Speaking of Grimm, it is unfortunate that his Deutsche Mythologie has not been translated into a Slavic language (as far as we know). There are lots of interesting tidbits throughout that book…
Most adults are aware that light travels faster than sound. The difference is actually quite significant. The speed of light is about 186,000 miles per second whereas sound will travel only 1,125 feet in that same second. It is for this reason that when you see lightning, you then expect to hear thunder. In fact, you can calculate how far lightning struck from you merely by counting the number of seconds that pass when you hear the thunder sound that follows it.
What does that have to do with Grimm and Slavs?
Well, there is an interesting passage in Procopius that says something like:
“For they believe that one God, the maker of lightning, is alone lord of all things, and they sacrifice to him cattle and all other victims…”
For years, it was assumed that this was a reference to the Russian Perun.* And yet, as we know the Polish Piorun, the East Slav Perun or Lithuanian Perkunas refer to thunder not lightning. Is the same God the maker of lightning?

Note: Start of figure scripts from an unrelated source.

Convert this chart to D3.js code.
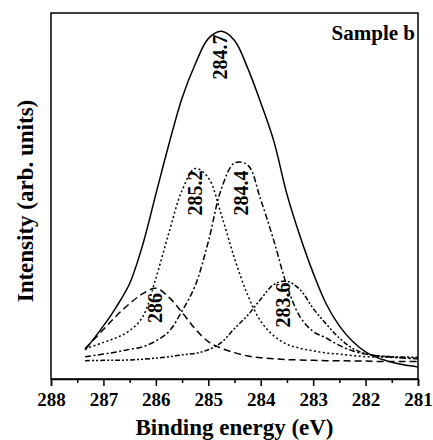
<!DOCTYPE html>
<html>
<head>
  <script src="https://d3js.org/d3.v7.min.js"></script>
  <style>
    body { margin: 0; background: #fff; }
    svg text { font-family: "Liberation Serif", "Times New Roman", serif; font-weight: bold; }
  </style>
</head>
<body>
  <svg width="433" height="440"></svg>
  <script>
    // binding energy grid (eV) and fitted intensities (arb. units)
    var energy = [287.35, 287.0, 286.75, 286.5, 286.25, 286.0, 285.75, 285.5, 285.25, 285.0,
                  284.75, 284.5, 284.25, 284.0, 283.75, 283.5, 283.25, 283.0, 282.75, 282.5,
                  282.25, 282.0, 281.75, 281.5, 281.25, 281.0];

    var envelope = [7.9, 14.5, 19.8, 26.1, 36.7, 50.5, 64.2, 76.8, 86.0, 93.0,
                    95.0, 92.5, 85.0, 75.5, 65.0, 50.5, 39.0, 29.0, 20.5, 14.5,
                    10.3, 7.4, 5.7, 4.6, 3.8, 3.3];

    var peak286 = [8.3, 13.5, 17.3, 20.6, 23.3, 24.8, 22.3, 18.2, 13.7, 10.2,
                   8.4, 7.2, 6.3, 5.8, 5.5, 5.3, 5.2, 5.1, 5.0, 5.0,
                   4.9, 4.9, 4.8, 4.8, 4.8, 4.8];

    var peak2852 = [8.2, 10.0, 11.3, 13.2, 17.0, 27.5, 40.0, 51.5, 57.5, 55.0,
                    44.8, 33.0, 23.0, 15.8, 11.8, 9.5, 8.4, 7.7, 7.1, 6.8,
                    6.4, 6.1, 6.0, 5.9, 5.8, 5.7];

    var peak2844 = [6.1, 6.8, 7.4, 8.1, 8.8, 10.4, 13.0, 18.6, 25.5, 37.5,
                    52.0, 59.0, 58.5, 49.0, 37.8, 25.5, 17.0, 13.0, 11.2, 9.2,
                    7.7, 6.8, 6.3, 6.0, 5.7, 5.5];

    var peak2836 = [5.0, 5.1, 5.1, 5.2, 5.4, 5.7, 6.1, 6.6, 7.0, 8.0,
                    10.0, 13.8, 17.4, 21.8, 25.8, 26.7, 24.4, 19.3, 15.0, 11.2,
                    8.4, 6.9, 6.3, 6.1, 6.0, 5.9];

    var majorTicks = [288, 287, 286, 285, 284, 283, 282, 281];
    var minorTicks = [287.5, 286.5, 285.5, 284.5, 283.5, 282.5, 281.5];

    // peak labels: text, anchor energy, anchor intensity
    var labels = [
      {text: "284.7", e: 284.65, i: 88.0},
      {text: "285.2", e: 285.12, i: 50.8},
      {text: "284.4", e: 284.25, i: 50.8},
      {text: "286",   e: 285.89, i: 19.4},
      {text: "283.6", e: 283.44, i: 20.2}
    ];

    var svg = d3.select("svg"),
        margin = {top: 13, right: 15, bottom: 61, left: 51},
        width = +svg.attr("width") - margin.left - margin.right,
        height = +svg.attr("height") - margin.top - margin.bottom;

    var x = d3.scaleLinear().domain([288, 281]).range([0, width]),
        y = d3.scaleLinear().domain([0, 100]).range([height, 0]);

    var g = svg.append("g")
        .attr("transform", "translate(" + margin.left + "," + margin.top + ")");

    var series = [
      {values: envelope, dash: null},
      {values: peak286,  dash: "7,4"},
      {values: peak2852, dash: "2,2.5"},
      {values: peak2844, dash: "6,2.5,2,2.5"},
      {values: peak2836, dash: "5,2,2,2,2,2"}
    ];

    var line = d3.line()
        .x(function(d) { return x(d[0]); })
        .y(function(d) { return y(d[1]); })
        .curve(d3.curveCatmullRom);

    g.selectAll(".curve")
      .data(series)
      .enter().append("path")
      .attr("class", "curve")
      .attr("fill", "none")
      .attr("stroke", "#000")
      .attr("stroke-width", 1.5)
      .attr("stroke-dasharray", function(d) { return d.dash; })
      .attr("d", function(d) { return line(energy.map(function(e, k) { return [e, d.values[k]]; })); });

    // frame
    g.append("rect")
      .attr("width", width)
      .attr("height", height)
      .attr("fill", "none")
      .attr("stroke", "#000")
      .attr("stroke-width", 1.5);

    // bottom axis
    var xAxis = g.append("g")
      .attr("transform", "translate(0," + height + ")")
      .call(d3.axisBottom(x).tickValues(majorTicks).tickSize(7).tickPadding(7)
        .tickFormat(d3.format("d")));
    xAxis.attr("font-family", null);
    xAxis.select(".domain").attr("stroke-width", 1.5);
    xAxis.selectAll(".tick line").attr("stroke-width", 1.5);
    xAxis.selectAll("text")
      .style("font-family", "'Liberation Serif', 'Times New Roman', serif")
      .style("font-size", "19px")
      .attr("fill", "#000");

    var xMinor = g.append("g")
      .attr("transform", "translate(0," + height + ")")
      .call(d3.axisBottom(x).tickValues(minorTicks).tickSize(4).tickFormat(""));
    xMinor.select(".domain").remove();
    xMinor.selectAll(".tick line").attr("stroke-width", 1.5);

    // peak labels
    g.selectAll(".peak-label")
      .data(labels)
      .enter().append("text")
      .attr("class", "peak-label")
      .attr("transform", function(d) { return "translate(" + x(d.e) + "," + y(d.i) + ") rotate(-90)"; })
      .attr("text-anchor", "middle")
      .style("font-size", "20px")
      .text(function(d) { return d.text; });

    g.append("text")
      .attr("x", width - 3)
      .attr("y", 27)
      .attr("text-anchor", "end")
      .style("font-size", "21px")
      .text("Sample b");

    svg.append("text")
      .attr("x", margin.left + width / 2)
      .attr("y", 435)
      .attr("text-anchor", "middle")
      .style("font-size", "23px")
      .text("Binding energy (eV)");

    svg.append("text")
      .attr("transform", "translate(33,201) rotate(-90)")
      .attr("text-anchor", "middle")
      .style("font-size", "23px")
      .text("Intensity (arb. units)");
  </script>
</body>
</html>
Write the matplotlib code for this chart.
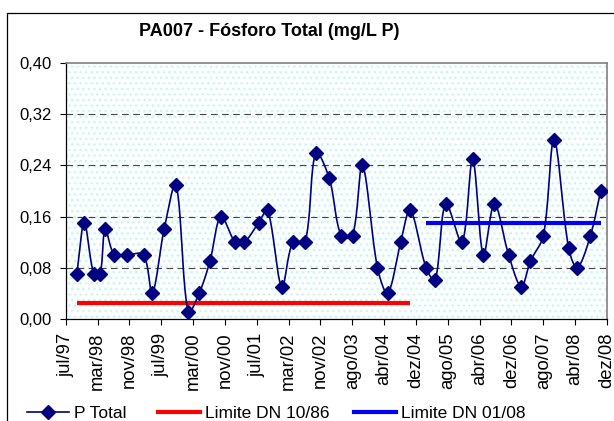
import numpy as np
import matplotlib
matplotlib.use("Agg")
import matplotlib.pyplot as plt
from matplotlib.patches import Rectangle
from matplotlib.lines import Line2D

plt.rcParams['font.family'] = ['Liberation Sans', 'DejaVu Sans']

# Sample dates as months elapsed since jul/97
meses = [2.8, 4.7, 7.1, 8.7, 10.0, 12.3, 15.5, 19.7, 21.9, 24.9, 27.9, 31.0,
         33.8, 36.5, 39.3, 42.9, 45.2, 48.8, 51.1, 54.7, 57.5, 60.6, 63.3,
         66.7, 69.7, 72.6, 75.1, 78.9, 81.5, 84.8, 87.2, 91.2, 93.5, 96.2,
         100.3, 103.0, 105.7, 108.5, 112.1, 115.3, 117.6, 120.9, 123.6,
         127.3, 129.5, 132.8, 135.4]
p_total = [0.07, 0.15, 0.07, 0.07, 0.14, 0.10, 0.10, 0.10, 0.04, 0.14, 0.21,
           0.01, 0.04, 0.09, 0.16, 0.12, 0.12, 0.15, 0.17, 0.05, 0.12, 0.12,
           0.26, 0.22, 0.13, 0.13, 0.24, 0.08, 0.04, 0.12, 0.17, 0.08, 0.06,
           0.18, 0.12, 0.25, 0.10, 0.18, 0.10, 0.05, 0.09, 0.13, 0.28, 0.11,
           0.08, 0.13, 0.20]
# Limits: DN 10/86 applies up to the 31st sample, DN 01/08 afterwards
limite_1086 = 0.025
limite_0108 = 0.15
n_1086 = 31

rotulos_x = ['jul/97', 'mar/98', 'nov/98', 'jul/99', 'mar/00', 'nov/00',
             'jul/01', 'mar/02', 'nov/02', 'ago/03', 'abr/04', 'dez/04',
             'ago/05', 'abr/06', 'dez/06', 'ago/07', 'abr/08', 'dez/08']
meses_total = 137
y_ticks = [0.00, 0.08, 0.16, 0.24, 0.32, 0.40]


def suavizar(x, y, sx, sy, passos=20):
    """Smooth Bezier curve through the points (length-weighted tangents,
    computed in a scaled space so short segments do not loop)."""
    P = np.column_stack([np.asarray(x) * sx, np.asarray(y) * sy])
    n = len(P)
    pts = []
    for i in range(n - 1):
        p0 = P[i - 1] if i > 0 else P[i]
        p1, p2 = P[i], P[i + 1]
        p3 = P[i + 2] if i + 2 < n else P[i + 1]
        l01 = np.hypot(*(p1 - p0))
        l12 = np.hypot(*(p2 - p1))
        l23 = np.hypot(*(p3 - p2))
        c1 = p1 + (p2 - p0) * l12 / max(l01 + l12, 1e-9) / 3.0
        c2 = p2 - (p3 - p1) * l12 / max(l12 + l23, 1e-9) / 3.0
        t = np.linspace(0, 1, passos, endpoint=(i == n - 2))[:, None]
        seg = ((1 - t) ** 3) * p1 + 3 * ((1 - t) ** 2) * t * c1 \
            + 3 * (1 - t) * t ** 2 * c2 + t ** 3 * p2
        pts.append(seg)
    pts = np.vstack(pts)
    return pts[:, 0] / sx, pts[:, 1] / sy


W, H = 614, 421
fig = plt.figure(figsize=(W / 100, H / 100), dpi=100)
fig.patch.set_facecolor('white')

# outer chart frame
fig.patches.append(Rectangle((7 / W, -0.1), 1.2, 1 - 13 / H + 0.1,
                             transform=fig.transFigure, fill=False,
                             edgecolor='black', linewidth=0.9))

ax = fig.add_axes([65.7 / W, 1 - 318.7 / H, (607 - 65.7) / W, (318.7 - 63.3) / H])
ax.set_facecolor('white')
ax.add_patch(Rectangle((0, 0), 1, 1, transform=ax.transAxes, fill=False,
                       hatch='...', edgecolor='#c4f7f7', linewidth=0, zorder=0))

ax.set_xlim(0, meses_total)
ax.set_ylim(0, 0.40)

# smoothed series line with diamond markers
sx = (607 - 65.7) / meses_total
sy = (318.7 - 63.3) / 0.40
xs, ys = suavizar(meses, p_total, sx, sy)
ax.plot(xs, ys, color='#000080', linewidth=1.2, zorder=4)
ax.plot(meses, p_total, linestyle='none', marker='D', markersize=7.3,
        color='#000080', zorder=5)

ax.plot(meses[:n_1086], [limite_1086] * n_1086, color='#ff0000',
        linewidth=3, solid_capstyle='butt', zorder=3)
n_0108 = len(meses) - n_1086
ax.plot(meses[n_1086:], [limite_0108] * n_0108, color='#0000ff',
        linewidth=3, solid_capstyle='butt', zorder=3)

for v in y_ticks[1:-1]:
    ax.axhline(v, color='#444444', linewidth=0.8, dashes=(6, 4), zorder=1)

ax.set_yticks(y_ticks)
ax.set_yticklabels([f'{v:.2f}'.replace('.', ',') for v in y_ticks], fontsize=12)
ax.set_xticks(np.linspace(0, meses_total, len(rotulos_x)))
ax.set_xticklabels(rotulos_x, rotation=90, fontsize=13.3)
ax.tick_params(axis='both', direction='out', length=4, width=0.8, color='black')
ax.tick_params(axis='y', pad=6)
ax.tick_params(axis='x', pad=6)

for s in ['left', 'bottom']:
    ax.spines[s].set_color('black')
    ax.spines[s].set_linewidth(0.9)
for s in ['top', 'right']:
    ax.spines[s].set_color('#808080')
    ax.spines[s].set_linewidth(1.2)

fig.text(269 / W, 1 - 32 / H, 'PA007 - Fósforo Total (mg/L P)', fontsize=13,
         fontweight='bold', ha='center', va='center')

# legend entries, each placed along the bottom row
entradas = [
    (Line2D([], [], color='#000080', linewidth=1.2, marker='D', markersize=7.3),
     'P Total', 27),
    (Line2D([], [], color='#ff0000', linewidth=3), 'Limite DN 10/86', 158),
    (Line2D([], [], color='#0000ff', linewidth=3), 'Limite DN 01/08', 354),
]
for h, rotulo, x0 in entradas:
    leg = fig.legend([h], [rotulo], loc='center left',
                     bbox_to_anchor=(x0 / W, 1 - 413 / H), frameon=False,
                     fontsize=12.5, handlelength=2.4, handletextpad=0.3,
                     borderpad=0, borderaxespad=0)

fig.savefig('out.png', dpi=100)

* note: the cattle reference suggested Veles to some but, to the extent that there even was any Veles, it seems odd to sacrifice “cattle” to the alleged “cattle god”. Veles can, on the other hand, be another name for Piorun.
We might say yes if we look at expressions such as “Jasny piorun”, “jasny grom” and others… And yet these expressions seem like conflations of two independent atmospheric phenomena.
The distinction of these two phenomena is hinted at in the 8th century work of Cosmography of Aethicus Ister where we learn that:
“Naxos and Melos and these islands are islands of the Cyclades, and the very round Isle of Melon as well, which is ver fertile; Jason, Pluto or Paron, and Pharius were born there.”
Naxon et Melos et ipsae insolae Cicladum insolaque Melon rotundissima adeo et fertilis, ubi Iason et Plutonem uel Paronem et Pharium editos.
Here Paron is equated with Pluto but “Iason” remains separate.
So what does this have to do with Grimm, again?
Well, we’ve previously noted the strange fact that Odin simply means “one” in Russian/Ukrainian (Polish jeden – eden?).
Did Grimm know that? He was a competent anthropologist, well-learned in Teutonic, Gallic and Slavic beliefs.
And so right at the beginning of the very first edition of his book, he mentions some Slavic Gods.
Among those, looking for similarities and differences between Slavic and Germanic Gods, he notices a God from the Slavic region of Krain (Italian Carniola) in today’s Slovenia (mentioned in a local dictionary). That God’s name is Torik or Tork. Grimm looks at the name and expresses his belief that this (war!) God has nothing to do with either the Germanic Tyr nor Thor.
So far so good…
But Grimm then provides an explanation of the Slavic God’s name, the implication of which he does not appear to grasp.
He says that the Slavic God’s name simply comes from vtorik, that is the “other” or “second”. He says this is because the Slavic Torik was a war God and the name was a simple translation of the name Mars. Mars or Martis was and is Tuesday (incidentally, Tyr’s day) which was the second day of the Slavic week. So the Slavs started to call their Mars by using their translated name of the “second” day of the week which day was dedicated to the god Mars.
This may or may not be true, of course.
A much more interesting question, however, is why is Thor called Thor or Tyr called Tyr?
And here is the real brain twister. How is it that two Germanic Gods’ names Odin and his “son” Thor correspond to Slavic numerals of one and two. Note also that vtori can mean the returning, repeated.
And why is Odin called Odin, again? What is the Germanic etymology here?
Moreover, is not the God of Lightning, the “first” God? You see lightening first before you hear the corresponding thunder. Lighting is, well, bright. Brightness corresponds to the name of the God Jasion (the Polish Jaś), the God of the “year” or Jahr or spring (Slavic v-esna or v-iosna) also the God of agriculture rebirth (notice the adventure with Demeter – Dea – meter – the Mother Goddess but also the Earth Goddess).
First, comes Jasion (“lightning”) and then comes Peron (“thunder”).
“Father” and “Son”.
Odin and Vtor
Odin and Thor.
Was then Zeus Thor who struck his father Jasion in an act of not simply “divine punishment” but usurpation?
Incidentally, Jasion is also mentioned in Sacra Moraviae Historia where He is referred to as “Chasson/sive Jassen”.
It is also noteworthy that “Chasson” was the name of one of the Slavic leaders in Book 2 of the Miracles of Saint Demetrius.